The great Mr Enck blogs on a recent conference:
"There followed two very interesting presentations, by Anthony Rose and Andy Quested from the BBC. Anthony Rose seemed to express fatigue with the iPlayer bandwidth debate, and stated his hope that the industry could now move on to consider issues around ISP incentivization and monetization. The iPlayer team has resisted the temptation to play out HD content so far, due to concerns that the experience would be unsatisfactory for many consumers, due to contention rates on DSL connections. (Unless I misunderstood his remarks during the Q&A panel later, I believe he said we should see some HD content on the iPlayer "this side of Christmas," probably encoded at around 4Mbps.) The iPlayer server farm, which apparently consists of 60 dual/quad core machines, transcodes content into "six or seven" codec/bitrate flavors, with the average in the 500 - 800kbps range (the latter being for H.264). The BBC is starting a trial of 1.5Mbps H.264 on the iPlayer to Virgin Media's 10,000 50Mbps trial customers in Ashford, Kent. The minimum threshold bitrate for true HD is >3Mbps, which would be challenging for a lot of broadband connections and would risk high buffering levels. So there is a necessity to make sure the experience is not out of line with what HD TV viewers have come to expect. An essential ingredient in ensuring this would be an end-to-end dynamic adaptive bitrate system, but this is not a trivial exercise from a technology standpoint.He made a case for the BBC's role in assembling the puzzle pieces for "others" (presumably ISPs) to build a business model around the iPlayer. He expressed an interest in working with ISPs to develop tiered service offerings to more closely align costs with revenues, as well as to cooperate on technology-based strategies to alleviate pressure on networks. Among these is a trial of Velocix network caching in three London suburbs (presumably this is with Virgin Media, but this was unclear)."
"Next came Kevin Baughan from Virgin Media, who highlighted that the Virgin TV iPlayer contributes 1/3 of all iPlayer sessions, at 11m sessions per month. There was other discussion about the "analogue dividend" and the eventual convergence of video and broadband bandwidth under DOCSIS 3.0, but the topic which really intrigued me was the question of storage vs. transmission.

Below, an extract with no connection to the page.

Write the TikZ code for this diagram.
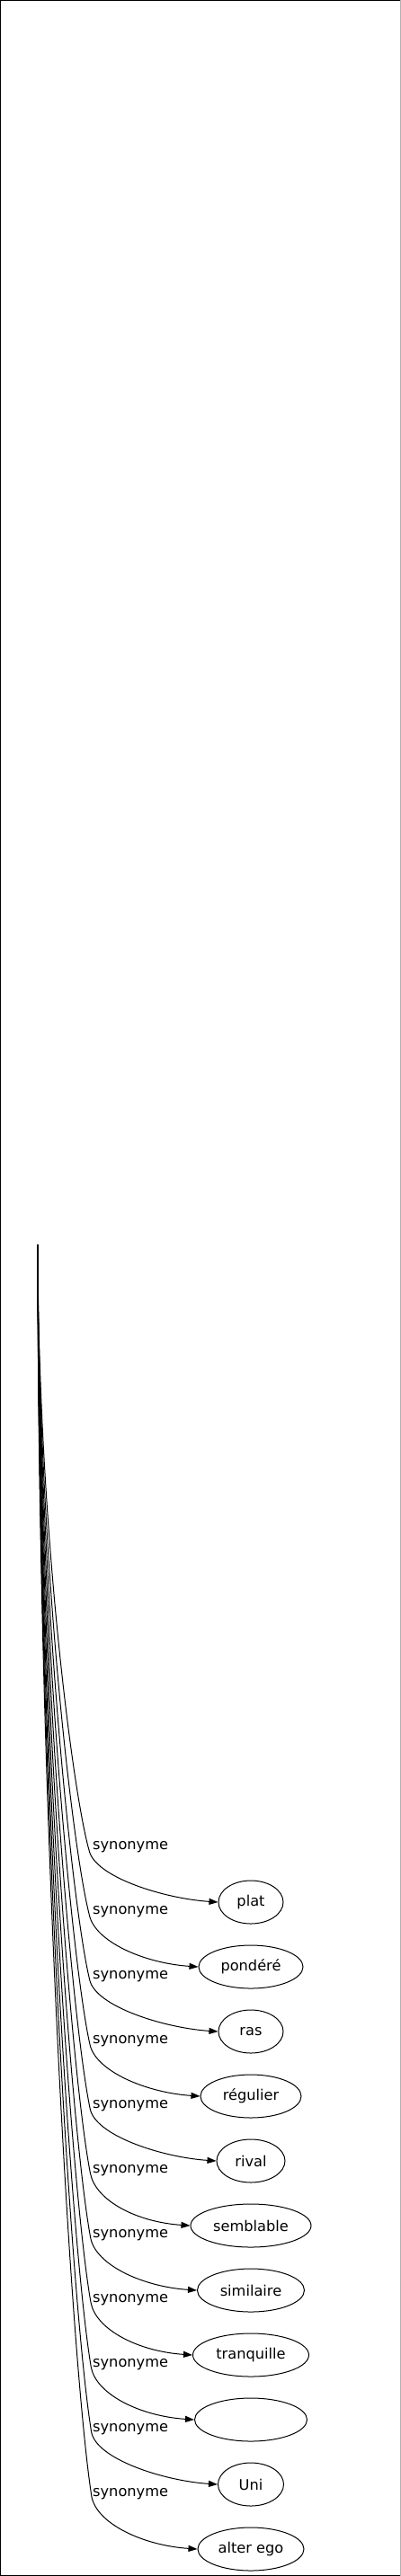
\documentclass[tikz,border=0pt]{standalone}
\usepackage{fontspec}
\setmainfont{DejaVu Sans}
\usetikzlibrary{arrows.meta,shapes.geometric}
\begin{document}
\begin{tikzpicture}[x=1pt,y=-1pt,
  term/.style={draw, ellipse, line width=1pt, inner sep=0pt, minimum height=48pt,
    font=\fontsize{16.2}{19}\selectfont},
  lab/.style={inner sep=0pt, anchor=base west, font=\fontsize{16.2}{19}\selectfont},
  synedge/.style={draw, line width=1pt, -{Triangle[length=10pt,width=7pt]}}]
\useasboundingbox (0,0) rectangle (446,2867);
% frame
\draw[line width=1pt] (0.5,2866.5) -- (0.5,0.5) -- (446,0.5);
\draw[line width=1pt] (0,2866.5) -- (446,2866.5);
\draw[line width=1pt, black!30] (445.5,0) -- (445.5,2867);
% source
\coordinate (src) at (42,1385);
\foreach \i/\w/\t in {0/72/plat, 1/116/pondéré, 2/72/ras, 3/112/régulier,
  4/76/rival, 5/134/semblable, 6/119/similaire, 7/129/tranquille,
  8/125/{}, 9/73/Uni, 10/118/alter ego} {
  \pgfmathsetmacro{\yn}{2117+72*\i}
  \pgfmathsetmacro{\yl}{2058+72*\i}
  \pgfmathsetmacro{\yb}{2059+72*\i}
  \pgfmathsetmacro{\xb}{99+0.3*\i}
  \pgfmathsetmacro{\ya}{1385+0.45*(\yb-1385)}
  \pgfmathsetmacro{\yc}{\yb-0.1*(\yb-1385)}
  \node[term, minimum width=\w pt] (n\i) at (279,\yn) {\t};
  \node[lab] (l\i) at (103,\yl) {synonyme};
  \coordinate (b\i) at (\xb,\yb);
  \draw[synedge] (src) .. controls (42,\ya) and (80,\yc) .. (b\i)
     .. controls +(6,30) and +(-60,-4) .. (n\i.west);
}
\end{tikzpicture}
\end{document}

Virgin is experimenting with both edge/network caching, and in the Ashford 50Mbps trial area, has provisioned a 10Gbps link directly to Level(3), in an attempt to answer the question of whether storage trumps transmission, or the reverse. He conceded a fair number of unknowns around edge caching, such as predictability of demand and economics. I will be curious to learn what they determine in the process, but one intriguing idea he floated was that perhaps ISPs should be building their own internal CDN capabilities, striking deals with other CDNs and content players to mirror the most popular content."
How this meshes with the costs suggested by Dave Clark at TPRC will be very interesting, as will Project Kangaroo plans.